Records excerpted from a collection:
┌──
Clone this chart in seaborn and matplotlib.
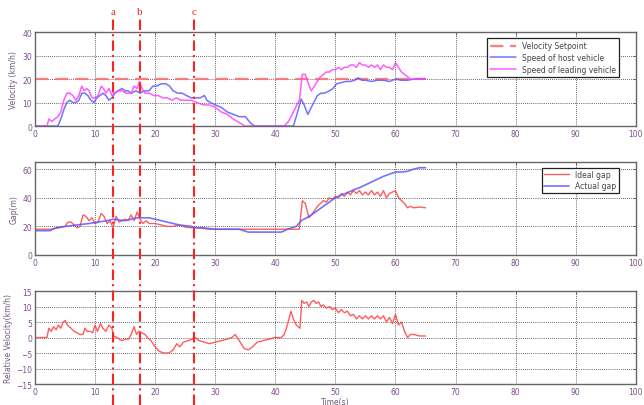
import matplotlib
matplotlib.use("Agg")
import matplotlib.pyplot as plt
import matplotlib.transforms as mtransforms
import seaborn as sns

# --- data ---
# top panel: speeds (km/h)
set_t = [0, 65]
set_v = [20, 20]

lead_t = [0, 2.0, 2.3, 2.8, 3.3, 3.8, 4.3, 4.8, 5.3, 5.8,
          6.3, 6.8, 7.3, 7.8, 8.2, 8.6, 9.0, 9.5, 10.0, 10.5,
          11.0, 11.4, 11.8, 12.3, 12.8, 13.2, 13.8, 14.5, 15.2, 16.0,
          16.5, 17.0, 17.4, 17.8, 18.3, 19.0, 19.8, 20.5, 21.3, 22.0,
          22.8, 23.5, 24.3, 25.0, 26.0, 27.0, 28.0, 29.0, 30.0, 31.0,
          32.0, 33.0, 34.0, 35.0, 36.0, 37.0, 41.5, 42.2, 43.0, 43.6,
          44.0, 44.5, 45.0, 45.5, 46.0, 46.5, 47.0, 47.5, 48.0, 48.5,
          49.0, 49.5, 50.0, 50.5, 51.0, 51.5, 52.0, 52.5, 53.0, 53.5,
          54.0, 54.5, 55.0, 55.5, 56.0, 56.5, 57.0, 57.5, 58.0, 58.5,
          59.0, 59.5, 60.0, 60.5, 61.0, 61.5, 62.0, 62.5, 63.0, 64.0,
          65.0]
lead_v = [0, 0, 3, 2, 3, 4, 6, 11, 14, 14,
          13, 11, 13, 17, 15, 16, 15, 12, 12, 13,
          17, 16, 14, 16, 13, 14, 15, 15, 14, 14,
          17, 16, 19, 16, 14, 14, 13, 13, 12, 12,
          11, 12, 11, 11, 11, 10, 9, 9, 8, 6,
          5, 3, 1.5, 0, 0, 0, 0, 2, 6, 9,
          11, 22, 22, 18, 15, 17, 19, 21, 22, 23,
          23, 24, 24, 25, 24, 25, 25, 26, 26, 25,
          27, 26, 26, 25, 26, 25, 26, 24, 26, 25,
          25, 24, 27, 25, 23, 22, 21, 20, 20, 20,
          20]

host_t = [0, 3.8, 4.3, 4.8, 5.3, 5.8, 6.3, 6.8, 7.3, 7.8,
          8.3, 8.8, 9.3, 9.8, 10.3, 10.8, 11.3, 11.8, 12.3, 12.8,
          13.3, 13.8, 14.5, 15.0, 15.5, 16.0, 16.8, 17.5, 18.2, 19.0,
          19.6, 20.2, 21.0, 21.8, 22.4, 23.0, 23.8, 24.5, 25.2, 26.0,
          26.8, 27.5, 28.2, 28.6, 29.2, 30.0, 31.0, 32.0, 33.0, 34.0,
          35.0, 36.0, 36.6, 43.0, 43.6, 44.3, 44.8, 45.4, 45.8, 46.4,
          47.0, 47.6, 48.2, 49.0, 49.6, 50.2, 51.0, 51.8, 52.5, 53.2,
          53.8, 54.4, 55.0, 56.0, 57.0, 58.0, 59.0, 60.0, 61.0, 62.0,
          63.0, 64.0, 65.0]
host_v = [0, 0, 3, 7, 10, 11, 10, 10, 11, 14,
          14, 13, 11, 10, 12, 13, 14, 13, 11, 12,
          14, 15, 16, 15, 15, 14, 15, 14, 15, 15,
          17, 17, 18, 18, 17, 15, 14, 14, 13, 12,
          12, 12, 13, 11, 10, 9, 8, 6, 5, 4,
          4, 1, 0, 0, 5, 11.5, 9, 5, 7, 10,
          13, 14, 14, 15, 16, 18, 18.5, 19, 19, 19.5,
          20.5, 19.5, 19.5, 19, 19.5, 19.5, 19, 20, 19.5, 19.5,
          20, 20, 20]

# middle panel: gaps (m)
ideal_t = [0, 2.5, 4.0, 5.0, 5.5, 6.0, 6.5, 7.0, 7.5, 8.0,
           8.5, 9.0, 9.5, 10.0, 10.5, 11.0, 11.5, 12.0, 12.5, 13.0,
           13.5, 14.0, 14.5, 15.0, 15.5, 16.0, 16.5, 17.0, 17.5, 18.0,
           18.5, 19.0, 20.0, 21.0, 22.0, 23.0, 24.0, 25.0, 26.0, 27.0,
           28.0, 29.0, 30.0, 44.0, 44.5, 45.0, 45.6, 46.2, 47.0, 47.5,
           48.0, 48.5, 49.0, 49.5, 50.0, 50.5, 51.0, 51.5, 52.0, 52.5,
           53.0, 53.5, 54.0, 54.5, 55.0, 55.5, 56.0, 56.5, 57.0, 57.5,
           58.0, 58.5, 59.0, 59.5, 60.0, 60.5, 61.0, 61.5, 62.0, 62.5,
           63.0, 64.0, 65.0]
ideal_v = [18, 18, 19, 20, 23, 23, 21, 19, 20, 28,
           27, 24, 26, 22, 23, 29, 27, 22, 24, 19,
           27, 23, 24, 25, 24, 28, 24, 30, 25, 22,
           24, 22, 22, 21, 20, 20, 21, 19.5, 19, 19,
           18.5, 18, 18, 18, 38, 36, 26, 29, 34, 36,
           38, 37, 40, 39, 41, 40, 43, 41, 44, 42,
           45, 43, 45, 42, 44, 42, 45, 42, 44, 41,
           45, 40, 43, 44, 45, 40, 38, 36, 33, 34,
           33, 33.5, 33]

actual_t = [0, 2.5, 3.5, 5.0, 7.0, 9.0, 10.5, 12.0, 13.0, 14.0,
            15.0, 16.0, 17.0, 18.0, 19.0, 20.0, 21.0, 22.0, 23.0, 24.0,
            25.0, 26.0, 27.0, 28.0, 29.0, 30.0, 34.0, 35.5, 41.0, 42.0,
            43.5, 44.3, 45.0, 46.0, 47.0, 48.0, 49.0, 50.0, 51.0, 52.0,
            53.0, 54.0, 55.0, 56.0, 57.0, 58.0, 59.0, 60.0, 61.0, 62.0,
            63.0, 64.0, 65.0]
actual_v = [17, 17, 19, 20, 21, 22, 23, 24, 25, 24.5,
            24, 25, 26, 26, 26, 25, 24, 23, 22, 21,
            20.5, 20, 19, 19, 18.5, 18, 18, 16, 16, 18,
            20, 24, 25.5, 28, 31, 34, 37, 40, 42, 43.5,
            45.5, 47, 49, 51, 53, 55, 56.5, 58, 58, 58.5,
            60, 61, 61]

# bottom panel: relative velocity (km/h)
rel_t = [0, 2.0, 2.3, 2.7, 3.1, 3.5, 3.9, 4.3, 4.7, 5.0,
         5.4, 6.0, 6.5, 7.0, 7.5, 8.0, 8.3, 8.7, 9.2, 9.6,
         10.0, 10.4, 10.9, 11.3, 11.8, 12.3, 12.8, 13.1, 13.6, 14.0,
         14.5, 15.0, 15.6, 16.0, 16.5, 16.9, 17.3, 17.8, 18.3, 18.7,
         19.3, 20.0, 20.7, 21.5, 22.3, 23.0, 23.6, 24.1, 24.7, 25.5,
         26.3, 26.7, 27.3, 28.2, 29.0, 30.0, 31.0, 32.0, 32.8, 33.3,
         34.0, 34.8, 35.5, 36.2, 37.0, 38.0, 39.0, 40.0, 41.0, 41.5,
         42.0, 42.6, 43.0, 43.5, 44.1, 44.4, 44.8, 45.2, 45.6, 46.0,
         46.4, 46.8, 47.2, 47.6, 48.0, 48.5, 49.0, 49.5, 50.0, 50.5,
         51.0, 51.5, 52.0, 52.5, 53.0, 53.5, 54.0, 54.5, 55.0, 55.5,
         56.0, 56.5, 57.0, 57.5, 58.0, 58.5, 59.0, 59.5, 60.0, 60.5,
         61.0, 61.5, 62.0, 62.5, 63.0, 64.0, 65.0]
rel_v = [0, 0, 3, 2, 3.5, 2.5, 4, 3, 5, 5.5,
         4, 3, 2, 1.5, 1, 1, 3, 2, 2, 1.5,
         4, 2, 4.5, 3, 2, 4, 3, 0.5, 0, -0.5,
         -1, -0.5, -0.5, 1, 3.5, 1, 2, 1.5, 1, 0,
         -1, -3, -4.5, -5, -5, -4, -2, -3, -1.5, -1,
         -0.5, 0, -1, -1.5, -2, -1.5, -1, -0.5, 0, 1,
         -1, -3.5, -4, -3, -1.5, -1, -0.5, 0, 0, 1,
         4, 8.5, 6, 4, 3, 12, 11, 11.5, 10, 11.5,
         12, 11, 11.5, 10, 10.5, 9.5, 10, 9, 9.5, 8,
         9, 8, 8.5, 7, 7.5, 6, 7, 6, 7, 6,
         7, 6, 7, 6, 7, 5, 6.5, 4.5, 7.5, 4,
         5, 2, 0, 1, 1, 0.5, 0.5]

# instants marked across all panels
mark_t = [13.0, 17.4, 26.5]
mark_lbl = ["a", "b", "c"]

# --- styling ---
sns.set_theme(style="white")
plt.rcParams["font.family"] = ["DejaVu Sans"]

tick_col = "#7b4f8c"
lab_col = "#6e5a78"
blue = "#5a5aff"
magenta = "#ff40ff"
red = "#ff4040"

fig = plt.figure(figsize=(6.44, 4.06), dpi=100)
fig.patch.set_facecolor("white")
left, width = 0.0543, 0.933
ax1 = fig.add_axes([left, 0.687, width, 0.2315])
ax2 = fig.add_axes([left, 0.3695, width, 0.229])
ax3 = fig.add_axes([left, 0.0517, width, 0.229])

sns.lineplot(x=set_t, y=set_v, ax=ax1, color="#ff7070", linewidth=1.6,
             linestyle=(0, (6, 3)), alpha=0.9, label="Velocity Setpoint")
sns.lineplot(x=host_t, y=host_v, ax=ax1, color=blue, linewidth=1.1,
             alpha=0.85, label="Speed of host vehicle")
sns.lineplot(x=lead_t, y=lead_v, ax=ax1, color=magenta, linewidth=1.1,
             alpha=0.85, label="Speed of leading vehicle")

sns.lineplot(x=ideal_t, y=ideal_v, ax=ax2, color=red, linewidth=1.0,
             alpha=0.85, label="Ideal gap")
sns.lineplot(x=actual_t, y=actual_v, ax=ax2, color=blue, linewidth=1.2,
             alpha=0.85, label="Actual gap")

sns.lineplot(x=rel_t, y=rel_v, ax=ax3, color=red, linewidth=1.0,
             alpha=0.85, legend=False)

ax1.set_ylim(0, 40)
ax1.set_yticks([0, 10, 20, 30, 40])
ax2.set_ylim(0, 65)
ax2.set_yticks([0, 20, 40, 60])
ax3.set_ylim(-15, 15)
ax3.set_yticks(range(-15, 16, 5))

for ax in (ax1, ax2, ax3):
    ax.set_xlim(0, 100)
    ax.set_xticks(range(0, 101, 10))
    ax.set_facecolor("white")
    ax.grid(True, linestyle=(0, (1, 1.5)), color="#333333", linewidth=0.6)
    ax.tick_params(direction="in", length=2.5, width=0.6, top=True, right=True,
                   labelsize=5.5, labelcolor=tick_col, color="#555555", pad=2)
    for s in ax.spines.values():
        s.set_color("#666666")
        s.set_linewidth(1.0)
    ax.set_xlabel("")

ax1.set_ylabel("Velocity (km/h)", fontsize=5.5, color=lab_col, labelpad=3)
ax2.set_ylabel("Gap(m)", fontsize=5.5, color=lab_col, labelpad=3)
ax3.set_ylabel("Relative Velocity(km/h)", fontsize=5.5, color=lab_col, labelpad=2)
ax3.set_xlabel("Time(s)", fontsize=5.5, color=lab_col, labelpad=1)

leg1 = ax1.legend(loc="upper right", bbox_to_anchor=(0.978, 0.975), fontsize=5.5,
                  handlelength=3.3, fancybox=False, framealpha=1,
                  edgecolor="#222222", borderpad=0.4, labelspacing=0.35)
leg2 = ax2.legend(loc="upper right", bbox_to_anchor=(0.978, 0.98), fontsize=5.5,
                  handlelength=3.3, fancybox=False, framealpha=1,
                  edgecolor="#222222", borderpad=0.3, labelspacing=0.3)
for lg in (leg1, leg2):
    lg.get_frame().set_linewidth(0.9)
    for txt in lg.get_texts():
        txt.set_color("#444444")

# vertical dash-dot markers spanning the whole figure
trans = mtransforms.blended_transform_factory(ax1.transData, fig.transFigure)
for t, lbl in zip(mark_t, mark_lbl):
    fig.add_artist(plt.Line2D([t, t], [0.0, 0.952], transform=trans,
                              color="#ff2020", linewidth=1.5,
                              linestyle=(0, (5, 2, 1, 2)), zorder=10))
    fig.text(t, 0.968, lbl, transform=trans, ha="center", va="center",
             fontsize=8, color="#e02828", family=["Liberation Serif", "DejaVu Serif"])

fig.savefig("out.png", dpi=100, facecolor="white")
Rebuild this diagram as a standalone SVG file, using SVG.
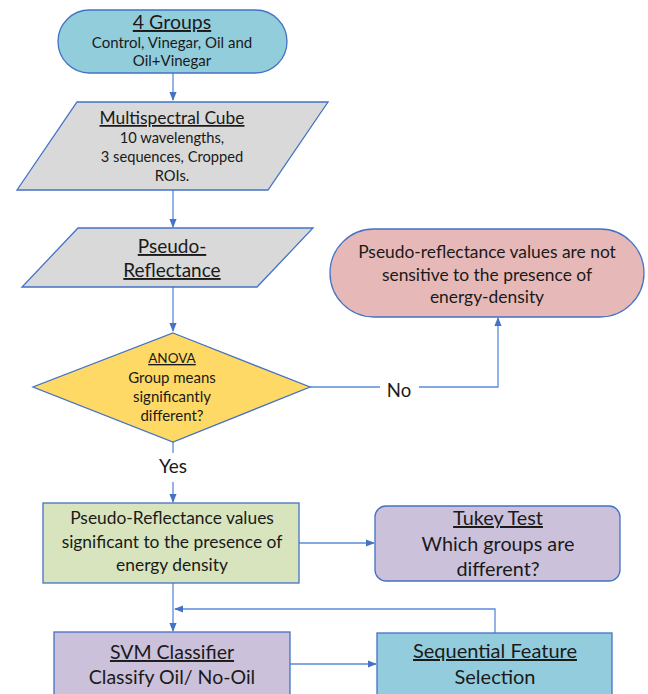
<svg xmlns="http://www.w3.org/2000/svg" width="648" height="694" viewBox="0 0 648 694">
<style>
.n{stroke:#4472C4;stroke-width:1.3}
text{font-family:Lato,"Open Sans","Liberation Sans",sans-serif;fill:#1a1a1a;text-anchor:middle}
.u{text-decoration:underline}
.c{fill:none;stroke:#5B8BD9;stroke-width:1.3}
</style>
<defs>
<marker id="a" viewBox="0 0 10 10" refX="9" refY="5" markerWidth="7" markerHeight="7" orient="auto"><path d="M0,1 L10,5 L0,9 z" fill="#4472C4"/></marker>
</defs>
<rect width="648" height="694" fill="#fff"/>
<g id="connectors">
<path class="c" d="M173,73 V100" marker-end="url(#a)"/>
<path class="c" d="M173,190 V227" marker-end="url(#a)"/>
<path class="c" d="M173,287 V331" marker-end="url(#a)"/>
<path class="c" d="M173,442 V453"/>
<path class="c" d="M173,482 V502" marker-end="url(#a)"/>
<path class="c" d="M310,387 H380"/>
<path class="c" d="M419,387 H498 V318" marker-end="url(#a)"/>
<path class="c" d="M299,543 H374" marker-end="url(#a)"/>
<path class="c" d="M173,583 V631" marker-end="url(#a)"/>
<path class="c" d="M495,633 V609 H175" marker-end="url(#a)"/>
<path class="c" d="M290,664 H376" marker-end="url(#a)"/>
<text x="399" y="397" font-size="18.5">No</text>
<text x="173" y="473" font-size="19">Yes</text>
</g>
<g id="groups">
<rect class="n" x="58" y="10" width="229" height="63" rx="31.5" fill="#92CDDC"/>
<text x="172" y="29" font-size="19.5" class="u">4 Groups</text>
<text x="172" y="48" font-size="15">Control, Vinegar, Oil and</text>
<text x="172" y="66" font-size="15">Oil+Vinegar</text>
</g>
<g id="cube">
<polygon class="n" points="77,102 328,102 268,190 17,190" fill="#D9D9D9"/>
<text x="172" y="124" font-size="17.4" class="u">Multispectral Cube</text>
<text x="172" y="143" font-size="14.7">10 wavelengths,</text>
<text x="172" y="162" font-size="14.7">3 sequences, Cropped</text>
<text x="172" y="181" font-size="14.7">ROIs.</text>
</g>
<g id="pseudo">
<polygon class="n" points="78,228 313,228 257,287 22,287" fill="#D9D9D9"/>
<text x="172" y="253" font-size="19" class="u">Pseudo-</text>
<text x="172" y="277" font-size="19" class="u">Reflectance</text>
</g>
<g id="anova">
<polygon class="n" points="173,333 310,387 173,442 33,387" fill="#FFD966"/>
<text x="172" y="363" font-size="13.5" class="u">ANOVA</text>
<text x="172" y="383" font-size="15">Group means</text>
<text x="172" y="402" font-size="15">significantly</text>
<text x="172" y="421" font-size="15">different?</text>
</g>
<g id="notsensitive">
<rect class="n" x="330" y="229" width="314" height="88" rx="44" fill="#E6B9B8"/>
<text x="487" y="258" font-size="17.4">Pseudo-reflectance values are not</text>
<text x="487" y="281" font-size="17.4">sensitive to the presence of</text>
<text x="487" y="303" font-size="17.4">energy-density</text>
</g>
<g id="significant">
<rect class="n" x="43" y="503" width="256" height="80" fill="#D7E4BD"/>
<text x="172" y="524" font-size="17.4">Pseudo-Reflectance values</text>
<text x="172" y="548" font-size="17.4">significant to the presence of</text>
<text x="172" y="571" font-size="17.4">energy density</text>
</g>
<g id="tukey">
<rect class="n" x="375" y="506" width="245" height="75" rx="11" fill="#CCC1DA"/>
<text x="498" y="525" font-size="19.8" class="u">Tukey Test</text>
<text x="498" y="551" font-size="19.8">Which groups are</text>
<text x="498" y="576" font-size="19.8">different?</text>
</g>
<g id="svm">
<rect class="n" x="54" y="632" width="236" height="70" fill="#CCC1DA"/>
<text x="172" y="659" font-size="19.5" class="u">SVM Classifier</text>
<text x="172" y="684" font-size="19.5">Classify Oil/ No-Oil</text>
</g>
<g id="sfs">
<rect class="n" x="377" y="633" width="235" height="70" fill="#93CDDD"/>
<text x="495" y="658" font-size="20" class="u">Sequential Feature</text>
<text x="495" y="684" font-size="20">Selection</text>
</g>
</svg>
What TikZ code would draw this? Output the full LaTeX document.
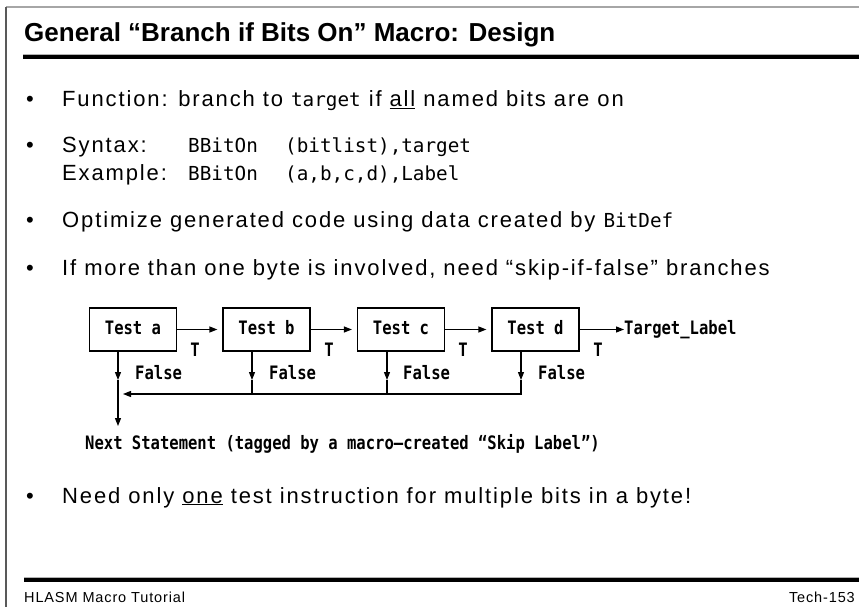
\documentclass[tikz,border=0pt]{standalone}
\usepackage{fontspec}
\setmainfont{Liberation Sans}
\newfontfamily\bodyfont[LetterSpace=8.5]{Liberation Sans}
\newfontfamily\footfont[LetterSpace=6]{Liberation Sans}
\newfontfamily\codefont{DejaVu Sans Mono}
\newfontfamily\diagfont[FakeStretch=0.84]{DejaVu Sans Mono}
\usetikzlibrary{arrows.meta,calc}
\newcommand\cd[1]{{\codefont\fontsize{19.3}{22}\selectfont #1}}
\tikzset{
  txt/.style={anchor=base west,inner sep=0pt,font=\bodyfont\fontsize{22}{26}\selectfont},
  bul/.style={anchor=base west,inner sep=0pt,font=\fontsize{22}{26}\selectfont},
  tbox/.style={draw,line width=1.2pt,minimum width=87pt,minimum height=43pt,inner sep=0pt,text height=13pt,text depth=4pt,font=\diagfont\bfseries\fontsize{18.5}{20}\selectfont},
  dlab/.style={inner sep=0pt,text height=13pt,text depth=4pt,font=\diagfont\bfseries\fontsize{18.5}{20}\selectfont},
  ln/.style={line width=1.2pt},
  arr/.style={line width=1.2pt,-{Triangle[length=8pt,width=6pt]}},
}
\begin{document}
\begin{tikzpicture}[x=1pt,y=-1pt]
\useasboundingbox (0,0) rectangle (859,607);
\fill[white] (0,0) rectangle (859,607);
% frame
\draw[gray!70,line width=1.5pt] (6,7) -- (859,7);
\draw[gray!70!black,line width=1.2pt] (6,7) -- (6,607);
% title
\node[anchor=base west,inner sep=0pt,font=\bfseries\fontsize{26}{30}\selectfont] (title) at (24,42) {General “Branch if Bits On” Macro: Design};
\fill[gray!60] (23,54) rectangle (859,55);
\fill[black] (23,55) rectangle (859,59.5);
% bullets
\node[bul] (b1) at (26,107) {•};
\node[txt] (l1) at (62,107) {Function: branch to \cd{target} if \underline{all} named bits are on};
\node[bul] (b2) at (26,153) {•};
\node[txt] (l2) at (62,153) {\makebox[126pt][l]{Syntax:}\makebox[97pt][l]{\cd{BBitOn}}\cd{(bitlist),target}};
\node[txt] (l3) at (62,180) {\makebox[126pt][l]{Example:}\makebox[97pt][l]{\cd{BBitOn}}\cd{(a,b,c,d),Label}};
\node[bul] (b3) at (26,227) {•};
\node[txt] (l4) at (62,227) {Optimize generated code using data created by \cd{BitDef}};
\node[bul] (b4) at (26,275) {•};
\node[txt] (l5) at (62,275) {If more than one byte is involved, need “skip-if-false” branches};
\node[bul] (b5) at (26,503) {•};
\node[txt] (l6) at (62,503) {Need only \underline{one} test instruction for multiple bits in a byte!};
% diagram
\node[tbox] (ta) at (133,329.5) {Test a};
\node[tbox] (tb) at (266.5,329.5) {Test b};
\node[tbox] (tc) at (401,329.5) {Test c};
\node[tbox] (td) at (535.5,329.5) {Test d};
\node[dlab,anchor=west] (tl) at (624,329.5) {Target\_Label};
\draw[arr,shorten >=5pt] (ta.east) -- (tb.west);
\draw[arr,shorten >=5pt] (tb.east) -- (tc.west);
\draw[arr,shorten >=5pt] (tc.east) -- (td.west);
\draw[arr] (td.east) -- (tl.west);
\node[dlab] (t1) at (195,352) {T};
\node[dlab] (t2) at (329,352) {T};
\node[dlab] (t3) at (463,352) {T};
\node[dlab] (t4) at (598,352) {T};
\node[dlab,anchor=west] (f1) at (135,375) {False};
\node[dlab,anchor=west] (f2) at (269,375) {False};
\node[dlab,anchor=west] (f3) at (403,375) {False};
\node[dlab,anchor=west] (f4) at (538,375) {False};
\node[dlab,anchor=base west] (ns) at (85,449) {Next Statement (tagged by a macro—created “Skip Label”)};
\coordinate (ja) at (118,380);
\coordinate (jb) at (252,380);
\coordinate (jc) at (387,380);
\coordinate (jd) at (521,380);
\coordinate (hb) at (252,394);
\coordinate (hc) at (387,394);
\coordinate (hd) at (521,394);
\coordinate (ha) at (123,394);
\coordinate (na) at (118,426);
\draw[arr] (ja |- ta.south) -- (ja);
\draw[arr] (jb |- tb.south) -- (jb);
\draw[arr] (jc |- tc.south) -- (jc);
\draw[arr] (jd |- td.south) -- (jd);
\draw[ln] (jb) -- (hb);
\draw[ln] (jc) -- (hc);
\draw[arr] (jd) -- (hd) -- (ha);
\draw[arr] (ja) -- (na);
% footer
\fill[gray!60] (24,577) rectangle (859,578);
\fill[black] (24,578) rectangle (859,582);
\node[anchor=base west,inner sep=0pt,font=\footfont\fontsize{14.5}{17}\selectfont] (fl) at (24,602) {HLASM Macro Tutorial};
\node[anchor=base east,inner sep=0pt,font=\footfont\fontsize{14.5}{17}\selectfont] (fr) at (855,602) {Tech-153};
\end{tikzpicture}
\end{document}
└──
Restate word for word only the lines from where the entries begin through the one with "set_v = [20, 20]"; omit the pictures.

_Output of the exercise_
Clone this chart in seaborn and matplotlib.
import matplotlib
matplotlib.use("Agg")
import matplotlib.pyplot as plt
import matplotlib.transforms as mtransforms
import seaborn as sns

# --- data ---
# top panel: speeds (km/h)
set_t = [0, 65]
set_v = [20, 20]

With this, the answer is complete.